Jason Gathorne-Hardy

Animals in the Landscape



Looking at a topographical map of East Anglia, emptied of its roads, a fascinating vision of the landscape emerges. It is one huge, low-lying estuarine basin. A land of mudflats, marshes, water meadows, farmland and woodland. It stretches from Southwold in the North to Gillingham in the South, embracing the estuaries of an extraordinary family of rivers - the Blyth, the Alde, the Deben, the Orwell, the Stour, the Colne, the Blackwater, the Crouch, old Father Thames, the Medway and, finally, but by no means the least, the Swale.

East Suffolk lies sandwiched in the middle of this basin and is home to the Alde and the Deben. Between their mouths, at Shingle Street and Bawdsey, and their sources, North and West of Framlingham, these two rivers give a signature to the local landscape. They descend from the clay, meander through loamy meadows and estuarine marshes before emptying into the sea. Imbibed with the spirit of the rivers, the land in between is a mixture of arable farmland, pasture, woodland, reedbeds, saltings and shingle - an intimate, gentle landscape that becomes more open and wilder near the coast.

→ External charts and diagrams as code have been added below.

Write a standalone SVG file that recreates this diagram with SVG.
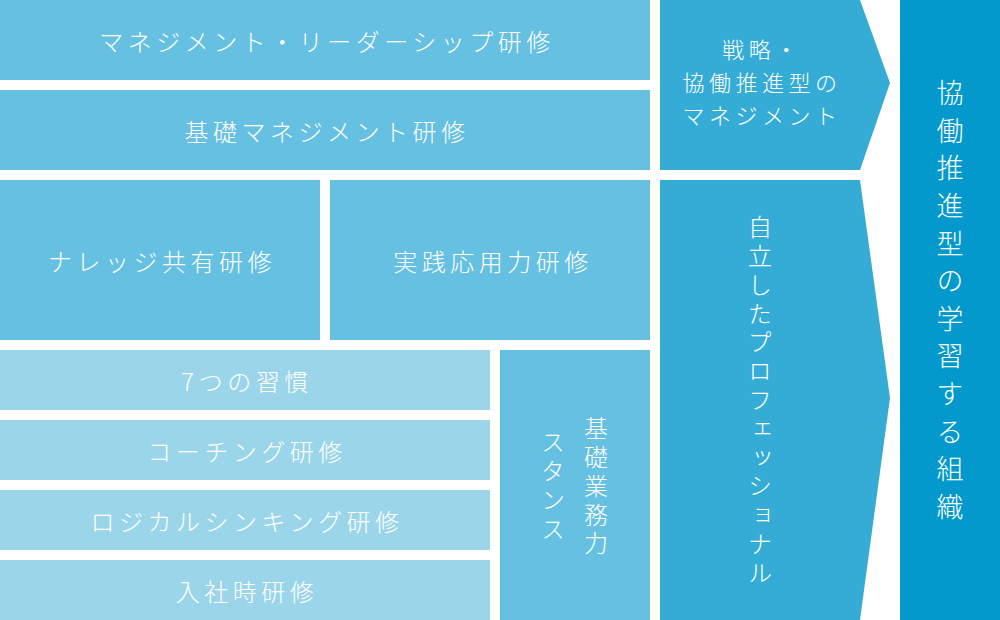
<svg xmlns="http://www.w3.org/2000/svg" width="1000" height="620" viewBox="0 0 1000 620">
<style>
.t{font-family:"Noto Sans CJK JP","Noto Sans",sans-serif;fill:#fff;font-size:24px;font-weight:300;dominant-baseline:central}
.h{text-anchor:middle;letter-spacing:4.5px}
.a{text-anchor:middle;letter-spacing:4.5px;font-size:22px}
.v{writing-mode:vertical-rl;letter-spacing:4.8px}
.mid{fill:#66c0e2}
.lt{fill:#9bd5ea}
.ar{fill:#35acd6}
.dk{fill:#0399cc}
</style>
<rect width="1000" height="620" fill="#fff"/>
<g id="n-mgmt-leader"><rect class="mid" x="0" y="0" width="650" height="80"/><text class="t h" x="327" y="40">マネジメント・リーダーシップ研修</text></g>
<g id="n-basic-mgmt"><rect class="mid" x="0" y="90" width="650" height="80"/><text class="t h" x="327" y="130">基礎マネジメント研修</text></g>
<g id="n-knowledge"><rect class="mid" x="0" y="180" width="320" height="160"/><text class="t h" x="162" y="260">ナレッジ共有研修</text></g>
<g id="n-practice"><rect class="mid" x="330" y="180" width="320" height="160"/><text class="t h" x="493" y="260">実践応用力研修</text></g>
<g id="n-7habits"><rect class="lt" x="0" y="350" width="490" height="60"/><text class="t h" x="247" y="380">7つの習慣</text></g>
<g id="n-coaching"><rect class="lt" x="0" y="420" width="490" height="60"/><text class="t h" x="247" y="450">コーチング研修</text></g>
<g id="n-logical"><rect class="lt" x="0" y="490" width="490" height="60"/><text class="t h" x="247" y="520">ロジカルシンキング研修</text></g>
<g id="n-newhire"><rect class="lt" x="0" y="560" width="490" height="60"/><text class="t h" x="247" y="590">入社時研修</text></g>
<g id="n-basic-skill"><rect class="mid" x="500" y="350" width="150" height="270"/><text class="t v" x="596" y="416">基礎業務力</text><text class="t v" x="553" y="430">スタンス</text></g>
<g id="n-strategy"><polygon class="ar" points="660,0 860,0 890,83 860,170 660,170"/><text class="t a" x="762" y="48">戦略・</text><text class="t a" x="762" y="81">協働推進型の</text><text class="t a" x="762" y="114">マネジメント</text></g>
<g id="n-pro"><polygon class="ar" points="660,180 860,180 890,398 860,620 660,620"/><text class="t v" x="760" y="215">自立したプロフェッショナル</text></g>
<g id="n-org"><rect class="dk" x="900" y="0" width="100" height="620"/><text class="t v" x="950" y="79.5" style="font-size:27px;letter-spacing:10.6px">協働推進型の学習する組織</text></g>
<g id="connectors"></g>
</svg>
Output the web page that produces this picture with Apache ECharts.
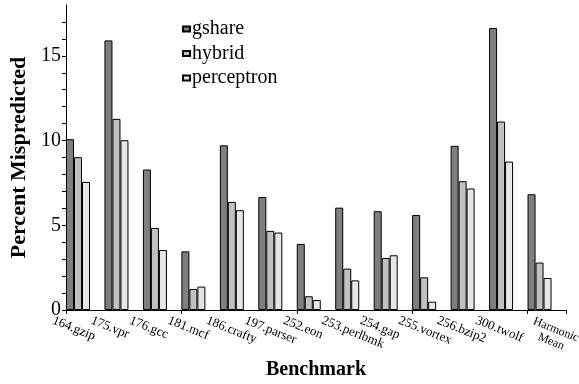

If the passage of water gives a lie to the land, then the animals that inhabit it add to and reflect its character. In East Suffolk, pigs live on the old heath, whilst sheep and cattle graze the low-lying meadows and marshes; domesticated geese stay close to their farmsteads, along with chickens and ducks, whilst seagulls and plovers roam free on the coast; and dogs accompany their owners, most of the time. In putting on this exhibition I have sought to tell a story about this beautiful part of the country through drawings of the animals that live in it.